First let me begin by saying: I love Isabel Allende’s books. THE HOUSE OF THE SPIRITS is one of favorite books ever. EVA LUNA, OF LOVE AND SHADOWS, DAUGHTER OF FORTUNE, PORTRAIT IN SEPIA. You get the idea. So I was thrilled to see she had written a mystery novel – described as “fast-paced” – that takes place in San Francisco (near my old stomping grounds). I got it as an audiobook from my public library.

Wow — what a disappointment. Isabel Allende is an incredible writer. Her attraction for me has always been in the beauty of her language. Her characters are so real and human. Her stories are enthralling.

Not this one. This story had me puzzled right from the beginning. There was WAY TOO MUCH character description and background given. The story is about a serial killer in San Francisco and I felt like I was at about CD 6 before we got a murder (covered in what felt like a few paragraphs).
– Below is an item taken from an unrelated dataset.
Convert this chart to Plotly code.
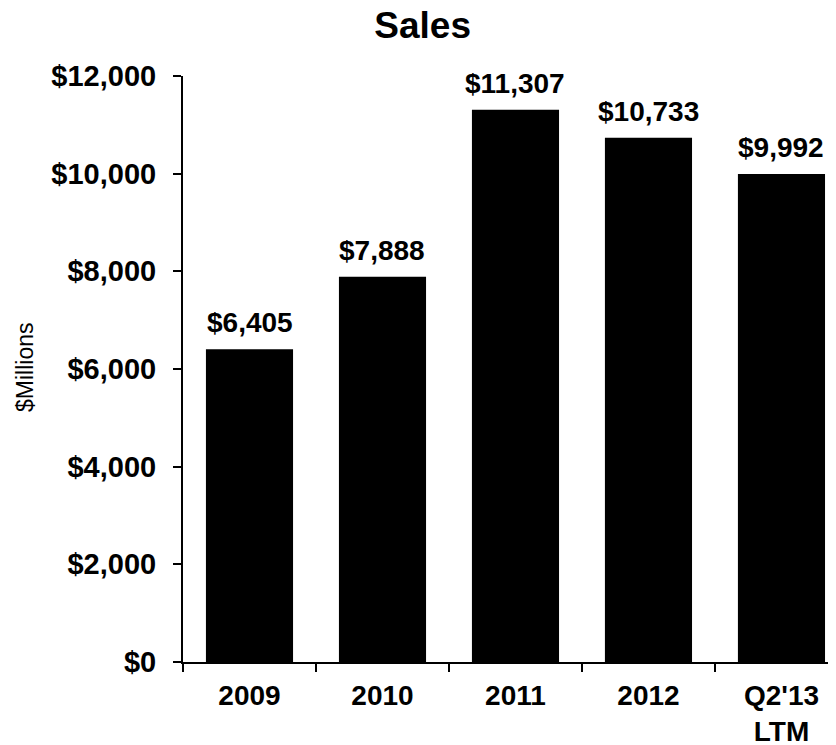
import plotly.graph_objects as go

categories = ["2009", "2010", "2011", "2012", "Q2'13<br>LTM"]
sales = [6405, 7888, 11307, 10733, 9992]
labels = ["$6,405", "$7,888", "$11,307", "$10,733", "$9,992"]
ytick_vals = [0, 2000, 4000, 6000, 8000, 10000, 12000]
ytick_text = ["$0", "$2,000", "$4,000", "$6,000", "$8,000", "$10,000", "$12,000"]

FONT = "Liberation Sans, Arial, sans-serif"

L, R, T, B = 175, 8, 68, 91
W, H = 836, 745
PW, PH = W - L - R, H - T - B

fig = go.Figure(go.Bar(
    x=categories, y=sales,
    marker=dict(color="black", line=dict(width=0)),
    width=0.655,
))

annotations = [
    dict(x=i, y=v, text=t, xref="x", yref="y", showarrow=False,
         xanchor="center", yanchor="bottom", yshift=9,
         font=dict(family=FONT, size=28, color="black", weight="bold"))
    for i, (v, t) in enumerate(zip(sales, labels))
]
annotations.append(dict(
    text="$Millions", textangle=-90,
    x=(17 - L) / PW, y=(H - B - 360) / PH,
    xref="paper", yref="paper", xanchor="center", yanchor="middle",
    showarrow=False, font=dict(family=FONT, size=23, color="black")))

fig.update_layout(
    width=W, height=H,
    margin=dict(l=L, r=R, t=T, b=B),
    paper_bgcolor="white", plot_bgcolor="white",
    showlegend=False,
    title=dict(text="<b>Sales</b>", x=0.496, xref="container", xanchor="center",
               y=1 - 17 / H, yref="container", yanchor="middle",
               font=dict(family=FONT, size=37, color="black")),
    annotations=annotations,
)
fig.update_xaxes(
    range=[-0.5, 4.41], showline=True, linecolor="black", linewidth=2,
    ticks="outside", tickson="boundaries", ticklen=8, tickwidth=2, tickcolor="black",
    tickfont=dict(family=FONT, size=28, color="black", weight="bold"),
    ticklabelstandoff=7, automargin=False,
    showgrid=False,
)
fig.update_yaxes(
    range=[0, 12000], tickvals=ytick_vals, ticktext=ytick_text,
    showline=True, linecolor="black", linewidth=2,
    ticks="outside", ticklen=8, tickwidth=2, tickcolor="black",
    tickfont=dict(family=FONT, size=29, color="black", weight="bold"),
    ticklabelstandoff=11, automargin=False,
    showgrid=False, zeroline=False,
)

fig.write_html("out.html")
Instead we had this lush, detailed history of our main character (soon to become victim-in-danger-of-being-murdered-by-serial-killer) Indiana Jackson – a woman who was so beautiful, so gifted, so extraordinary, and so not aware of her power over men that she seemed totally unbelievable as she went about her work as a homeopath. Her daughter is the shy and reclusive, but brilliant, Amanda, who spends her time playing an online game called “Ripper” with other teens where they solve murders. Amanda’s father – Indiana’s ex – is luckily a SF homicide cop so that gives everybody access to detailed police information. Amanda’s grandfather is her best friend and plays Ripper, too. When Indiana is finally abducted in about disk 10, Amanda makes it her job to figure out who the killer is and save her mother in time.


Now, someone who has read this book please tell me: who WAS that killer?? He had like five different names and aliases and he was someone I didn’t even remember from earlier in the novel when we were getting the back story to birth of all those other characters. What??? And all those other people he killed were related to him and his crazy, feral, abused, neglected youth, but why did he want to kill Indiana?? Did she maybe reject him? (I have to say I do struggle with following books while driving sometimes and I can’t really rewind). Also, this was looooong. I just looked it up on Amazon and saw it has over 500 pages. I believe it.

So – in a nutshell – if you want great character descriptions and Allende’s writing, you might like this. If you want a fast-paced thriller, skip this one. My expectations were really high, so that didn’t help.

But Isabel, I still absolutely love your (other) books!

PS – forgot to mention the narrator, Edoardo Ballerini — LOVED his smooth voice!